In the olive season he helped in the gathering; in grape season he offered himself as vintager. One day on the Piazza di Roma, where men are hired for day's work, he saw a padrone who could not find a man to thrash his walnut tree; it was so high that no one dared risk himself in it. "If you will give me part of the nuts," said Egidio, "I will do it willingly." The bargain struck and the tree thrashed, there proved to be so many nuts that he did not know where to put his share. Gathering up his tunic he made a bag of it and full of joy returned to Rome, where he distributed them among all the poor whom he met.

Is not this a charming incident? Does it not by itself alone reveal the freshness, the youth, the kindness of heart of the first Franciscans? There is no end to the stories of the ingenuousness of Brother Egidio. All kinds of work seemed good to him provided he had time enough in the morning for his religious duties. Now he is in the service of the Cellarer of the Four Crowns at Rome, sifting flour and carrying water to the convent from the well of San Sisto. Now he is at Rieti, where he consents to remain with Cardinal Nicholas, bringing to every meal the bread which he had earned, notwithstanding the entreaties of the master of the house, who would gladly have provided for his wants. One day it rained so hard that Brother Egidio could not think of going out; the cardinal was already making merry over the thought that he would be forced to accept bread that he had not earned. But Egidio went to the kitchen, and finding that it needed cleaning he persuaded the cook to let him sweep it, and returned triumphant with the bread he had earned, which he ate at the cardinal's table.[6]

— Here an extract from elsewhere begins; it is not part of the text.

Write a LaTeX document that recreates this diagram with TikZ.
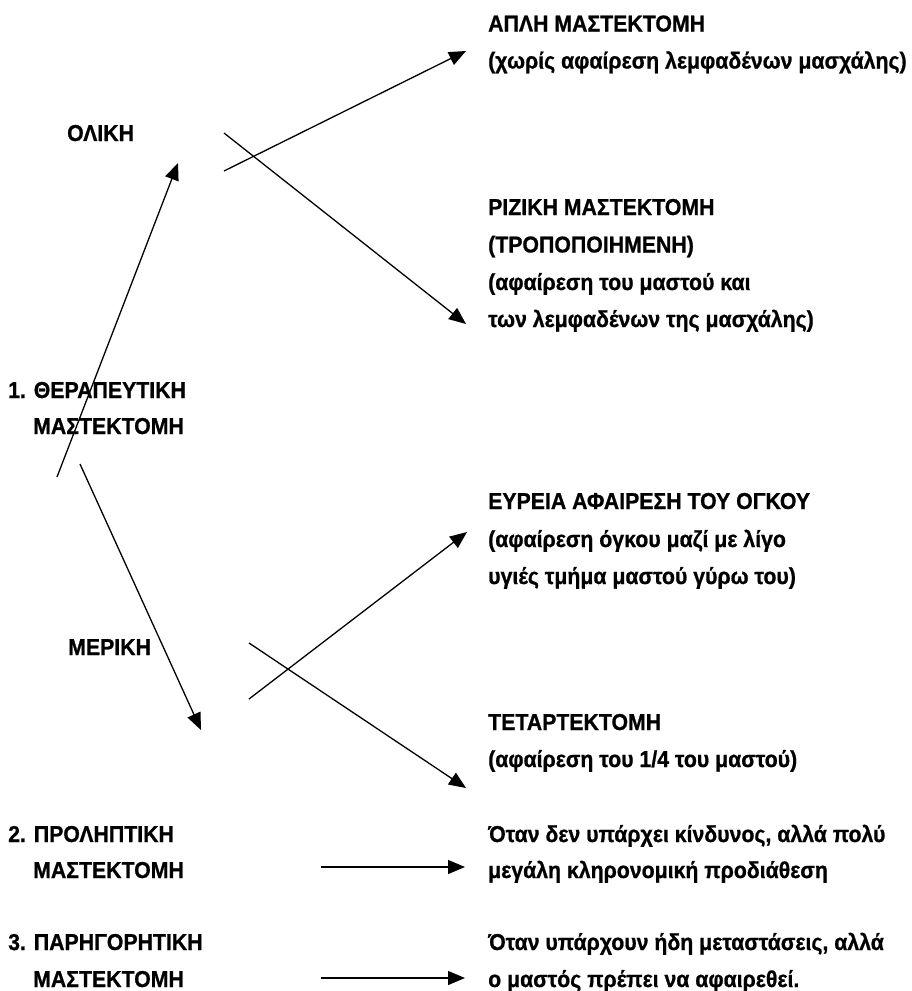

From the very beginning Egidio's life commanded respect; it was at once so original, so gay, so spiritual,[7] and so mystical, that even in the least exact and most expanded accounts his legend has remained almost free from all addition. He is, after St. Francis, the finest incarnation of the Franciscan spirit.

The incidents which are here cited are all, so to speak, illustrations of the Rule; in fact there is nothing more explicit than its commands with respect to work.

The Brothers, after entering upon the Order, were to continue to exercise the calling which they had when in the world, and if they had none they were to learn one. For payment they were to accept only the food that was necessary for them, but in case that was insufficient they might beg. In addition they were naturally permitted to own the instruments of their calling.[8] Brother Ginepro, whose acquaintance we shall make further on, had an awl, and gained his bread wherever he went by mending shoes, and we see St. Clara working even on her death-bed.

This obligation to work with the hands merits all the more to be brought into the light, because it was destined hardly to survive St. Francis, and because to it is due in part the original character of the first generation of the Order. Yet this was not the real reason for the being of the Brothers Minor. Their mission consisted above all in being the spouses of Poverty.

Terrified by the ecclesiastical disorders of the time, haunted by painful memories of his past life, Francis saw in money the special instrument of the devil; in moments of excitement he went so far as to execrate it, as if there had been in the metal itself a sort of magical power and secret curse. Money was truly for him the sacrament of evil.